The sandwich composite is constituted by two skins of Carbon-Fibre Reinforced Polymer (CFRP) prepreg (SEAL^® Texipreg HS 160 RM) and a NOMEX^® Honeycomb core (A1-5-64 supplied by I.MA.TEC). CFRP panels of 300 × 300 × 1.5 mm³ with 10 unidirectional layers (0° oriented) were manufactured in a hot plate press for 1 hour at 130°C and 4 bar pressure. The elastic properties are given in Table 1.

Table 1.

Elastic properties of carbon-epoxy.⁹

E₁ = 130 GPa	ν₁₂ = 0.27	G₁₂ = 4100 MPa
E₂ = 8200 MPa	ν₁₃ = 0.27	G₁₃ = 4100 MPa
E₃ = 8200 MPa	ν₂₃ = 0.41	G₂₃ = 3200 MPa

The core hexagonal unit cell is shown in Figure 1. The core elastic properties were obtained using the Malek and Gibson methodology,¹⁰ which requires the cell dimensions (Figure 1) and the density and elastic constants of the NOMEX^®/phenolic material that constitutes the honeycomb (Table 2). The resulting elastic properties of the NOMEX^® Honeycomb core are presented in Table 3 and are used in the simulations of the sandwich panel fracture behaviour.

Figure 1.

Unit cell definition for the hexagonal NOMEX^®/phenolic material. Geometrical parameters: l=h=2.7329 mm, t = 0.0895 mm and θ = 30°.

Table 2.

Density and elastic properties of the NOMEX^®/phenolic material.¹¹

Material	Density (kg/m³)	Young’s modulus (GPa)	Poisson’s ratio
NOMEX^®/phenolic	1334	5.31	0.292

Table 3.

Elastic properties of the NOMEX^® Honeycomb.

E₁ = 0.45 MPa	ν₁₂ = 0.9956	G₁₂ = 0.11 MPa
E₂ = 0.45 MPa	ν₁₃ = 0.0005	G₁₃ = 38.62 MPa
E₃ = 258 MPa	ν₂₃ = 0.0005	G₂₃ = 63.12 MPa

The sandwich panels were manufactured by skin/core bonding using a structural epoxy adhesive with moderate ductility, ARALDITE^® 2015–1 from Huntsman (E = 1850 MPa and ν = 0.3). In order to improve skin/core adhesion, the CFRP bonding surface was sandpapered, subsequently cleaned and degreased with isopropyl alcohol. A bond line thickness of 0.3 mm was assured inserting calibrated steel spacers at the plate edges. The introduction of the pre-crack was implemented by placing two thin TEFLON^® films at pre-defined region with the selected length. A small amount of lubricating oil was placed between them in order to diminish the friction effects at the pre-crack region. The final specimens (Figure 2) were obtained after cutting operations of the sandwich panel.

Figure 2.

Schematic representation of the AENF test (dimensions in mm): L=75, a₀=45, h_c=10, h_s=1.5 and width B=30.

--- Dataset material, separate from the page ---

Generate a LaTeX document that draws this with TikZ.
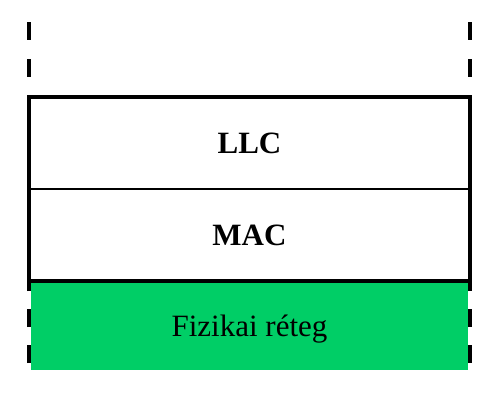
\documentclass[tikz,border=0pt]{standalone}
\usepackage{fontspec}
\setmainfont{Liberation Serif}
\usetikzlibrary{positioning}
\definecolor{phygreen}{HTML}{00CE66}

\begin{document}
\begin{tikzpicture}[x=0.5pt, y=-0.5pt,
    layer/.style={minimum width=220.5pt, minimum height=46pt, inner sep=0pt, outer sep=0pt,
                  text height=10.3pt, text depth=0pt, font=\fontsize{15.5}{18}\selectfont},
    edge/.style={line width=2pt, dash pattern=on 9pt off 9.5pt}]
    \useasboundingbox (0,0) rectangle (500,403);

    % Layers
    \node[layer, font=\fontsize{15.5}{18}\selectfont\bfseries] (llc) at (249.5,143) {LLC};
    \node[layer, font=\fontsize{15.5}{18}\selectfont\bfseries, below=0pt of llc] (mac) {MAC};
    \node[layer, fill=phygreen, minimum width=218.5pt, minimum height=44pt, below=0.5pt of mac] (phy) {Fizikai réteg};

    % Outer box
    \draw[line width=2pt] (llc.north west) rectangle (mac.south east);
    \draw[line width=1pt] (llc.south west) -- (llc.south east);

    % Dashed side lines
    \coordinate (lt) at (29,22);
    \coordinate (rt) at (470,22);
    \coordinate (lb) at (29,363);
    \coordinate (rb) at (470,363);
    \draw[edge] (lt) -- (llc.north west);
    \draw[edge] (rt) -- (llc.north east);
    \draw[edge, dash pattern=on 9pt off 9pt] (lb) -- (mac.south west);
    \draw[edge, dash pattern=on 9pt off 9pt] (rb) -- (mac.south east);
\end{tikzpicture}
\end{document}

The fracture tests (Figure 3) were performed on a universal testing machine (INSTRON^® 5900R) with a load cell of 1 kN. The loading was applied under displacement control with a rate of 1 mm/min. The P-δ curves were recorded for post-processing analysis aiming to get the R-curves. Damage propagation took place for a certain extent as a combination of core/skin debonding and core shear failure in the vicinity of the crack plane. The energy associated to this failure mode was considered as being representative of the critical mode II fracture energy of these sandwich panels.

Figure 3.

The AENF test.

Data reduction scheme

An asymmetric version of the ENF test was used aiming to characterise the mode II fracture behaviour of sandwich panels. Despite the geometrical and material asymmetries, damage propagates almost under shear at, or close to, the intended skin/core bonding. Owing to test specificities, the clear identification of the damage size in the course of the test becomes a quite complicated task. In order to circumvent this relevant limitation that could originate important errors on fracture energy estimation, a data reduction scheme based on Timoshenko beam theory, specimen compliance and equivalent crack concept (Compliance Based Beam Method – CBBM) was developed for this test.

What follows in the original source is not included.